### [PROBLEM TO WORK ON]
Omit every picture and return the rest of the data unaltered.

_ _ _ _

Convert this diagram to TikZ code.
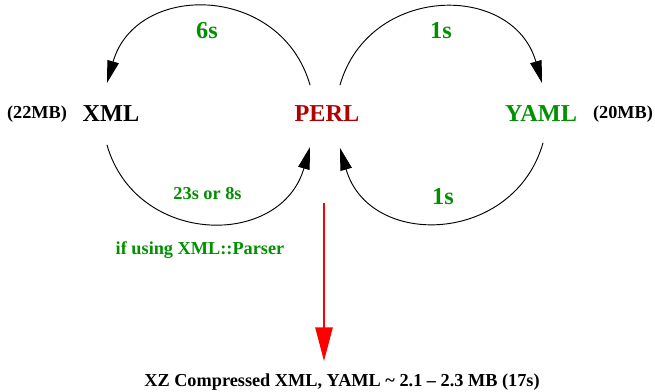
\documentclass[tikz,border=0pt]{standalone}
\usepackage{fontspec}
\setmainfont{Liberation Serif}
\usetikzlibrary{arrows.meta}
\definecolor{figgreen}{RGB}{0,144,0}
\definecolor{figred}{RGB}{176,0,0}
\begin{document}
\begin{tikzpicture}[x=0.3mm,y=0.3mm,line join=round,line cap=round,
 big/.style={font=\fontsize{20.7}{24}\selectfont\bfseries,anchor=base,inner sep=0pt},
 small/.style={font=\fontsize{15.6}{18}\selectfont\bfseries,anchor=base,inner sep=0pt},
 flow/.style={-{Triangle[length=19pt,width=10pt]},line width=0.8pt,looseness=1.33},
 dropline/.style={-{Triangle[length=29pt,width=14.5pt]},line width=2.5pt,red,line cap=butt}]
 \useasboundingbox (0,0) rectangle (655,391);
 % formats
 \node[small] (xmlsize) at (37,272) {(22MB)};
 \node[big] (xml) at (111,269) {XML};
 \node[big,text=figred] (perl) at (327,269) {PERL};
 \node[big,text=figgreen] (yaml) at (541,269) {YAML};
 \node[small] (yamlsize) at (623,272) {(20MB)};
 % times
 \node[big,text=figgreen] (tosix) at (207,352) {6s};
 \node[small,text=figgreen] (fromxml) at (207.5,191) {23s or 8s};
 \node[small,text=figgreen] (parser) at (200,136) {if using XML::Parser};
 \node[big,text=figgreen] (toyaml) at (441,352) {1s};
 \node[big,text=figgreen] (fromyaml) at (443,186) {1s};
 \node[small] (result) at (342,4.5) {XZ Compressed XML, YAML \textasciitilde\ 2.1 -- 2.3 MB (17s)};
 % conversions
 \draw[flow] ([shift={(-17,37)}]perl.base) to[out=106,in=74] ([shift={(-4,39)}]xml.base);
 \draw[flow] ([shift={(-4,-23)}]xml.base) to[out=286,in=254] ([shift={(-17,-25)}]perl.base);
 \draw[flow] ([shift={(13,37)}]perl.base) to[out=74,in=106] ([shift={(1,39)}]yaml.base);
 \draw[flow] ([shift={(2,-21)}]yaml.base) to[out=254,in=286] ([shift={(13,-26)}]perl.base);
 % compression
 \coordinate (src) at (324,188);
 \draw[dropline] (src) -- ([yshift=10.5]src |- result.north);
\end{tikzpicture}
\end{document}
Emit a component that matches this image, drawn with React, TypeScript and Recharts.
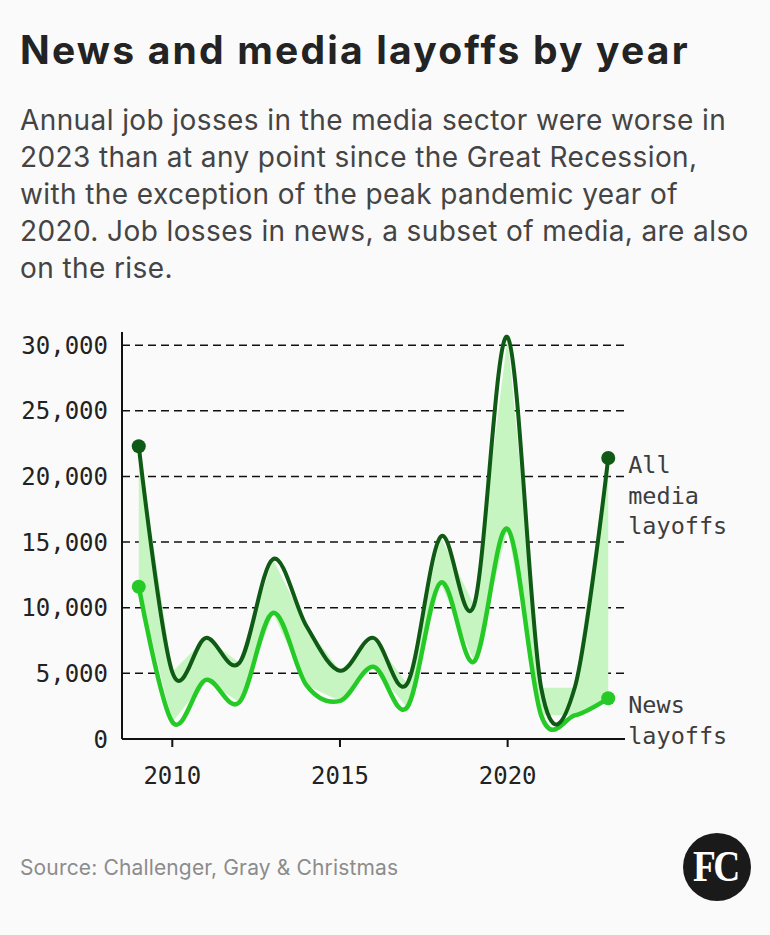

_ _ _ _

### [PROBLEM SOLUTION]
Convert this diagram to TikZ code.
\documentclass[tikz,border=0pt]{standalone}
\usepackage{fontspec}
\setmainfont{Liberation Serif}
\usetikzlibrary{arrows.meta}
\definecolor{figgreen}{RGB}{0,144,0}
\definecolor{figred}{RGB}{176,0,0}
\begin{document}
\begin{tikzpicture}[x=0.3mm,y=0.3mm,line join=round,line cap=round,
 big/.style={font=\fontsize{20.7}{24}\selectfont\bfseries,anchor=base,inner sep=0pt},
 small/.style={font=\fontsize{15.6}{18}\selectfont\bfseries,anchor=base,inner sep=0pt},
 flow/.style={-{Triangle[length=19pt,width=10pt]},line width=0.8pt,looseness=1.33},
 dropline/.style={-{Triangle[length=29pt,width=14.5pt]},line width=2.5pt,red,line cap=butt}]
 \useasboundingbox (0,0) rectangle (655,391);
 % formats
 \node[small] (xmlsize) at (37,272) {(22MB)};
 \node[big] (xml) at (111,269) {XML};
 \node[big,text=figred] (perl) at (327,269) {PERL};
 \node[big,text=figgreen] (yaml) at (541,269) {YAML};
 \node[small] (yamlsize) at (623,272) {(20MB)};
 % times
 \node[big,text=figgreen] (tosix) at (207,352) {6s};
 \node[small,text=figgreen] (fromxml) at (207.5,191) {23s or 8s};
 \node[small,text=figgreen] (parser) at (200,136) {if using XML::Parser};
 \node[big,text=figgreen] (toyaml) at (441,352) {1s};
 \node[big,text=figgreen] (fromyaml) at (443,186) {1s};
 \node[small] (result) at (342,4.5) {XZ Compressed XML, YAML \textasciitilde\ 2.1 -- 2.3 MB (17s)};
 % conversions
 \draw[flow] ([shift={(-17,37)}]perl.base) to[out=106,in=74] ([shift={(-4,39)}]xml.base);
 \draw[flow] ([shift={(-4,-23)}]xml.base) to[out=286,in=254] ([shift={(-17,-25)}]perl.base);
 \draw[flow] ([shift={(13,37)}]perl.base) to[out=74,in=106] ([shift={(1,39)}]yaml.base);
 \draw[flow] ([shift={(2,-21)}]yaml.base) to[out=254,in=286] ([shift={(13,-26)}]perl.base);
 % compression
 \coordinate (src) at (324,188);
 \draw[dropline] (src) -- ([yshift=10.5]src |- result.north);
\end{tikzpicture}
\end{document}
Emit a component that matches this image, drawn with React, TypeScript and Recharts.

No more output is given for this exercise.